Table 5: Univariate analysis of previous history, reproductive history, and sexual behaviors among women of reproductive age.

Likewise, Du et al.,33 Zheng et al.,21 also found no relationship between OCP and VVC. However, a study reported that there is a link between IUD use and VVC41. Therefore, the role of the IUD in the development of VCC remains unclear, and needs further investigation. At the same time, this study showed that the frequency of vulvar cleaning did not affect the incidence of VVC significantly (OR=1.7, p=0.13), while vulvar cleaning before or after sexual life was a beneficial factor for VVC prophylaxis (OR=0.4, p=0.03) (Table 5).

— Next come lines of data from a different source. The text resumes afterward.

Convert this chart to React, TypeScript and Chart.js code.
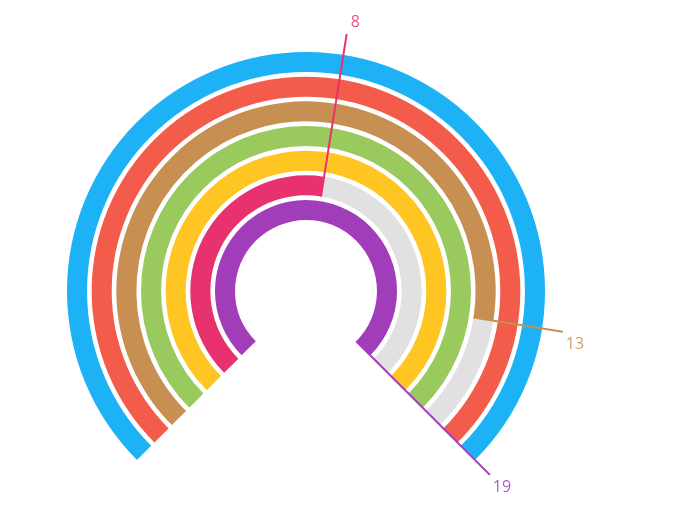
import React, { useEffect, useRef } from "react";
import { Chart, registerables } from "chart.js";

Chart.register(...registerables);

const seriesNames = ["Blue", "Red", "Brown", "Green", "Yellow", "Pink", "Purple"];
const seriesValues = [15, 15, 13, 15, 15, 8, 19];
const scaleMax = 15;
const showValueLabel = [false, false, true, false, false, true, true];
const seriesColors = ["#1DB1F6", "#F35B4B", "#C78F52", "#9AC95D", "#FFC523", "#E8316F", "#A23DBA"];
const trackColor = "#E1E1E1";

const labelPlugin = {
  id: "endLabels",
  afterDatasetsDraw(chart: any) {
    const ctx = chart.ctx;
    const outerMeta = chart.getDatasetMeta(0);
    const outerR = outerMeta.data[0].outerRadius;
    seriesValues.forEach((v, i) => {
      if (!showValueLabel[i]) return;
      const meta = chart.getDatasetMeta(i * 2);
      const arc = meta.data[0];
      const a = arc.endAngle;
      const cx = arc.x, cy = arc.y;
      const r0 = arc.innerRadius;
      const r1 = outerR + 21;
      const x0 = cx + Math.cos(a) * r0, y0 = cy + Math.sin(a) * r0;
      const x1 = cx + Math.cos(a) * r1, y1 = cy + Math.sin(a) * r1;
      ctx.save();
      ctx.strokeStyle = seriesColors[i];
      ctx.lineWidth = 2;
      ctx.beginPath();
      ctx.moveTo(x0, y0);
      ctx.lineTo(x1, y1);
      ctx.stroke();
      ctx.globalAlpha = 0.85;
      ctx.fillStyle = seriesColors[i];
      ctx.font = "16px 'Open Sans', sans-serif";
      ctx.textAlign = "left";
      if (y1 < cy) {
        ctx.textBaseline = "bottom";
        ctx.fillText(String(v), x1 + 4, y1 - 4);
      } else {
        ctx.textBaseline = "top";
        ctx.fillText(String(v), x1 + 3, y1 + 5);
      }
      ctx.restore();
    });
  },
};

export default function App() {
  const ref = useRef<HTMLCanvasElement>(null);
  useEffect(() => {
    const datasets: any[] = [];
    seriesValues.forEach((v, i) => {
      const shown = Math.min(v, scaleMax);
      datasets.push({
        label: seriesNames[i],
        data: [shown, scaleMax - shown],
        backgroundColor: [seriesColors[i], trackColor],
        borderWidth: 0,
        weight: 20,
      });
      if (i < seriesValues.length - 1) {
        datasets.push({
          label: "gap" + i,
          data: [1],
          backgroundColor: ["rgba(0,0,0,0)"],
          borderWidth: 0,
          weight: 4.6,
        });
      }
    });
    const chart = new Chart(ref.current!, {
      type: "doughnut",
      data: { labels: ["value", "rest"], datasets },
      options: {
        responsive: false,
        animation: false,
        rotation: -135,
        circumference: 270,
        cutout: "29.7%",
        layout: { padding: { top: 52, bottom: 50, left: 67, right: 136 } },
        plugins: { legend: { display: false }, tooltip: { enabled: false } },
      } as any,
      plugins: [labelPlugin],
    });
    return () => chart.destroy();
  }, []);
  return (
    <div style={{ position: "absolute", left: 0, top: 0, width: 681, height: 510 }}>
      <canvas ref={ref} width={681} height={510} />
    </div>
  );
}
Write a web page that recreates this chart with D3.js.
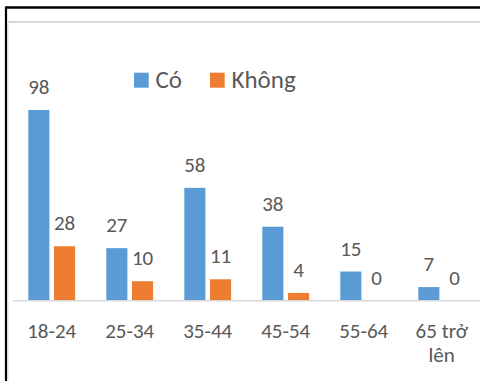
<!DOCTYPE html>
<html>
<head>
<meta charset="utf-8">
<script src="https://cdn.jsdelivr.net/npm/d3@7"></script>
<style>
  html, body { margin: 0; padding: 0; background: #fff; }
  svg { display: block; }
  text { font-family: Carlito, Calibri, Lato, "Open Sans", sans-serif; fill: #595959; }
</style>
</head>
<body>
<svg id="chart" width="480" height="381"></svg>
<script>
// Age groups and survey answers
const categories = ["18-24", "25-34", "35-44", "45-54", "55-64", "65 trở lên"];
const seriesNames = ["Có", "Không"];
const coValues = [98, 27, 58, 38, 15, 7];
const khongValues = [28, 10, 11, 4, 0, 0];
const colors = ["#5b9bd5", "#ed7d31"];

const W = 480, H = 381;
const svg = d3.select("#chart");

// outer frame: black top/left edge, light inner chart-area edge
svg.append("line").attr("x1", 6).attr("x2", W).attr("y1", 7.5).attr("y2", 7.5)
  .attr("stroke", "#000").attr("stroke-width", 2.5);
svg.append("line").attr("x1", 6).attr("x2", 6).attr("y1", 6.5).attr("y2", H)
  .attr("stroke", "#000").attr("stroke-width", 2.2);
svg.append("line").attr("x1", 7.5).attr("x2", W).attr("y1", 22).attr("y2", 22)
  .attr("stroke", "#d9d9d9").attr("stroke-width", 2);
svg.append("line").attr("x1", 7.8).attr("x2", 7.8).attr("y1", 21).attr("y2", H)
  .attr("stroke", "#d9d9d9").attr("stroke-width", 1.2);

// plot geometry
const baseY = 300.7;
const plotLeft = 12.7, step = 78;
const x0 = d3.scaleBand().domain(categories)
  .range([plotLeft, plotLeft + step * categories.length]).paddingInner(0).paddingOuter(0);
const x1 = d3.scaleBand().domain(seriesNames).range([15.6, step - 15.6]).paddingInner(0.18);
const y = d3.scaleLinear().domain([0, 120]).range([baseY, baseY - 120 * 1.946]);

const rows = categories.map((c, i) => ({ cat: c, vals: [coValues[i], khongValues[i]] }));

const groups = svg.append("g").selectAll("g").data(rows).join("g")
  .attr("transform", d => `translate(${x0(d.cat)},0)`);

groups.selectAll("rect").data(d => d.vals.map((v, k) => ({ v, k })))
  .join("rect")
  .attr("x", d => x1(seriesNames[d.k]))
  .attr("width", x1.bandwidth())
  .attr("y", d => y(d.v))
  .attr("height", d => baseY - y(d.v))
  .attr("fill", d => colors[d.k]);

groups.selectAll("text.val").data(d => d.vals.map((v, k) => ({ v, k })))
  .join("text").attr("class", "val")
  .attr("x", d => x1(seriesNames[d.k]) + x1.bandwidth() / 2)
  .attr("y", d => y(d.v) - 16)
  .attr("text-anchor", "middle")
  .style("font-size", "21px")
  .text(d => d.v);

// category axis
const xAxis = d3.axisBottom(x0).tickSize(0).tickPadding(0);
const axisG = svg.append("g").attr("transform", `translate(0,${baseY})`).call(xAxis);
axisG.select(".domain").attr("stroke", "#d9d9d9").attr("stroke-width", 1.5)
  .attr("d", `M${plotLeft},0H${W}`);
axisG.selectAll(".tick text").each(function(d) {
  const t = d3.select(this);
  t.text(null).attr("y", 0).attr("dy", null)
    .style("font-size", "21px").attr("fill", "#595959");
  // wrap long labels onto two lines
  const lines = d === "65 trở lên" ? ["65 trở", "lên"] : [d];
  lines.forEach((ln, i) => {
    t.append("tspan").attr("x", 0).attr("y", 37 + i * 24).text(ln);
  });
});

// legend
const legend = svg.append("g");
const legendX = [134, 210];
seriesNames.forEach((name, k) => {
  legend.append("rect").attr("x", legendX[k]).attr("y", 72.7)
    .attr("width", 14.7).attr("height", 15).attr("fill", colors[k]);
  legend.append("text").attr("x", legendX[k] + 21.5).attr("y", 88.3)
    .style("font-size", "25px").text(name);
});
</script>
</body>
</html>
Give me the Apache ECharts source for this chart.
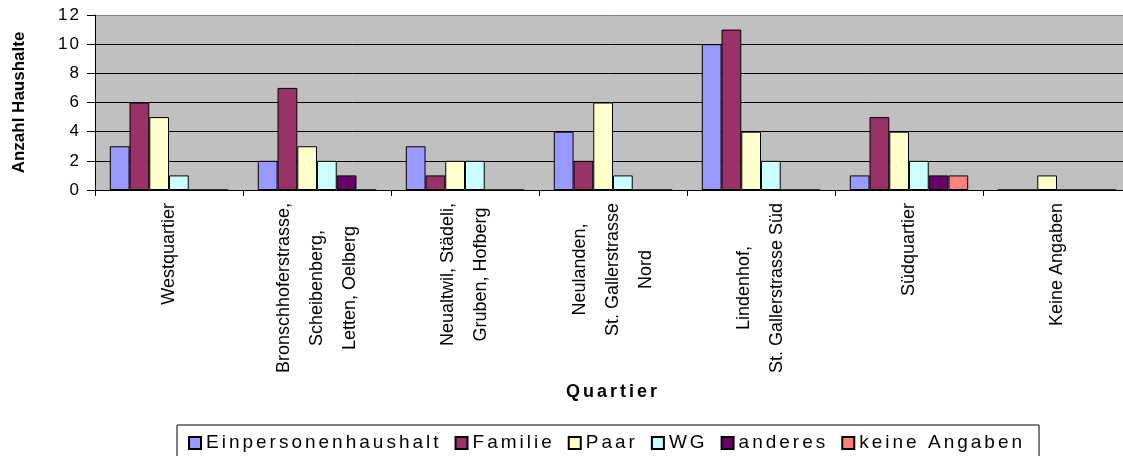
<!DOCTYPE html>
<html>
<head>
<meta charset="utf-8">
<title>Haushalte nach Quartier</title>
<script src="https://cdn.jsdelivr.net/npm/echarts@6/dist/echarts.min.js"></script>
<style>
  html, body { margin: 0; padding: 0; background: #fff; }
  #chart { width: 1123px; height: 456px; }
</style>
</head>
<body>
<div id="chart"></div>
<script>
  // the horizontal texts of the original are rendered wide; fonts tagged with "Arial" get letter spacing
  var fontDesc = Object.getOwnPropertyDescriptor(CanvasRenderingContext2D.prototype, 'font');
  Object.defineProperty(CanvasRenderingContext2D.prototype, 'font', {
    get: function () { return fontDesc.get.call(this); },
    set: function (v) {
      fontDesc.set.call(this, v);
      if ('letterSpacing' in this) {
        this.letterSpacing = v.indexOf('Arial') < 0 ? '0px' : (/\b17px/.test(v) ? '2px' : '3px');
      }
    }
  });

  const quartiere = [
    'Westquartier',
    'Bronschhoferstrasse,\nScheibenberg,\nLetten, Oelberg',
    'Neualtwil, Städeli,\nGruben, Hofberg',
    'Neulanden,\nSt. Gallerstrasse\nNord',
    'Lindenhof,\nSt. Gallerstrasse Süd',
    'Südquartier',
    'Keine Angaben'
  ];
  const einpersonenhaushalt = [3, 2, 3, 4, 10, 1, 0];
  const familie = [6, 7, 1, 2, 11, 5, 0];
  const paar = [5, 3, 2, 6, 4, 4, 1];
  const wg = [1, 2, 2, 1, 2, 2, 0];
  const anderes = [0, 1, 0, 0, 0, 1, 0];
  const keineAngaben = [0, 0, 0, 0, 0, 1, 0];
  const yTicks = [0, 2, 4, 6, 8, 10, 12];

  const WIDE = '"Liberation Sans", Arial';
  const PLAIN = '"Liberation Sans", sans-serif';

  function bar(name, data, color) {
    return {
      name: name,
      type: 'bar',
      data: data,
      barGap: '0%',
      barCategoryGap: '20%',
      itemStyle: { color: color, borderColor: '#000', borderWidth: 1 }
    };
  }

  const chart = echarts.init(document.getElementById('chart'), null, { renderer: 'canvas' });

  chart.setOption({
    animation: false,
    backgroundColor: '#fff',
    textStyle: { fontFamily: PLAIN, color: '#000' },
    grid: {
      left: 95,
      top: 15,
      width: 1036,
      height: 175,
      show: true,
      backgroundColor: '#C0C0C0',
      borderWidth: 0,
      containLabel: false,
      outerBoundsMode: 'none'
    },
    legend: {
      left: 177,
      top: 425,
      padding: [7, 14, 7, 11],
      itemGap: 13,
      itemWidth: 12,
      itemHeight: 12,
      icon: 'rect',
      borderColor: '#000',
      borderWidth: 1,
      borderRadius: 0,
      textStyle: { fontFamily: WIDE, fontSize: 19, color: '#000' },
      data: ['Einpersonenhaushalt', 'Familie', 'Paar', 'WG', 'anderes', 'keine Angaben']
    },
    xAxis: {
      type: 'category',
      data: quartiere,
      name: 'Quartier',
      nameLocation: 'middle',
      nameGap: 192,
      nameTextStyle: { fontFamily: WIDE, fontSize: 18, fontWeight: 'bold', color: '#000' },
      axisLine: { show: true, lineStyle: { color: '#000', width: 1 } },
      axisTick: { show: true, alignWithLabel: false, length: 6, lineStyle: { color: '#000' } },
      axisLabel: {
        interval: 0,
        rotate: 90,
        margin: 13,
        color: '#000',
        fontFamily: PLAIN,
        fontSize: 18,
        formatter: function (v) {
          return v.split('\n').map(function (s) { return '{l|' + s + '}'; }).join('\n');
        },
        rich: {
          l: { align: 'center', lineHeight: 33, fontSize: 18, fontFamily: PLAIN, color: '#000' }
        }
      },
      splitLine: { show: false }
    },
    yAxis: {
      type: 'value',
      min: yTicks[0],
      max: yTicks[yTicks.length - 1],
      interval: 2,
      name: 'Anzahl Haushalte',
      nameLocation: 'middle',
      nameGap: 67,
      nameTextStyle: { fontFamily: PLAIN, fontSize: 17, fontWeight: 'bold', color: '#000' },
      axisLine: { show: true, lineStyle: { color: '#000', width: 1 } },
      axisTick: { show: true, inside: false, length: 8, lineStyle: { color: '#000' } },
      axisLabel: { margin: 14, color: '#000', fontFamily: WIDE, fontSize: 17 },
      splitLine: {
        show: true,
        lineStyle: { color: ['#000', '#000', '#000', '#000', '#000', '#000', '#808080'], width: 1 }
      }
    },
    series: [
      bar('Einpersonenhaushalt', einpersonenhaushalt, '#9999FF'),
      bar('Familie', familie, '#993366'),
      bar('Paar', paar, '#FFFFCC'),
      bar('WG', wg, '#CCFFFF'),
      bar('anderes', anderes, '#660066'),
      bar('keine Angaben', keineAngaben, '#FF8080')
    ]
  });
</script>
</body>
</html>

There have been a limited number of studies exploring the relationship between the two before21. Also pad use while not menstruating may increase the risk of VVC, but in this study, pad use while not menstruating was not a risk factor for VVC (Table 5). Often, sexual life can reduce the risk of suffering from VVC. An observational study reported that sexual contact more often was only associated with asymptomatic colonization42. The result did not find a clear association between prior history of vaginitis and suffering from VVC (OR=1.5, p=0.24) (Table 5). This finding was different from some previous epidemiological studies that believed that there was an association between episodes of VVC symptoms and a history of lower genital tract infection32,43,44. Besides, the study was concerned with the effect of daily emotional state, in the end, positive emotions were a protective factor (OR=0.47, p=0.001), while negative feelings (nervousness, anxiety, etc.) were risk factors (OR=2.3, p=0.001) (Table 4) and increased susceptibility to VVC approximately 2.3-fold. So far, little is known about the relationship between affective factors and VVC prevalence.

 

CONCLUSION

 

The study has demonstrated a high incidence of VVC among non-pregnant women and this highlights the need for health authorities to develop strategies for diagnosing VVC, including vaginal swabs for candidiasis as a standard method for all women who attend family centers. This study also revealed a steady increase in time with non-C. albicans species spreading. Guidelines for the management of VVC syndrome in Yemen should be revised to include a protocol specifically for women over 30 years of age. VVC clearly poses a significant threat to women's reproductive health. Risk factors for VVC are varied, and include ages, health habits, history of the disease, and other aspects. It is necessary to take appropriate measures to avoid risk factors and to help reduce the prevalence of VVC among women of childbearing age.

 

ACKNOWLEDGMENTS

 

The authors would like to thank the Ministry of Health and Population, Sana'a, Yemen and the National Center for Public Health Laboratories (NCPHL), the Ministry of Health and Population, Sana’a, Yemen for their support and the provision of workplaces and materials.

 

CONFLICT OF INTEREST

 

There is no conflict of interest with this research.

 

AUTHOR'S CONTRIBUTION

 

This research work is part of a National Center for Public Health Laboratory (NCPHL) project. The authors did clinical and laboratory work. The first author (SMMA) was the lead author on the project, and the corresponding author (HAA) supervised the work of the laboratory, reviewing and editing the research.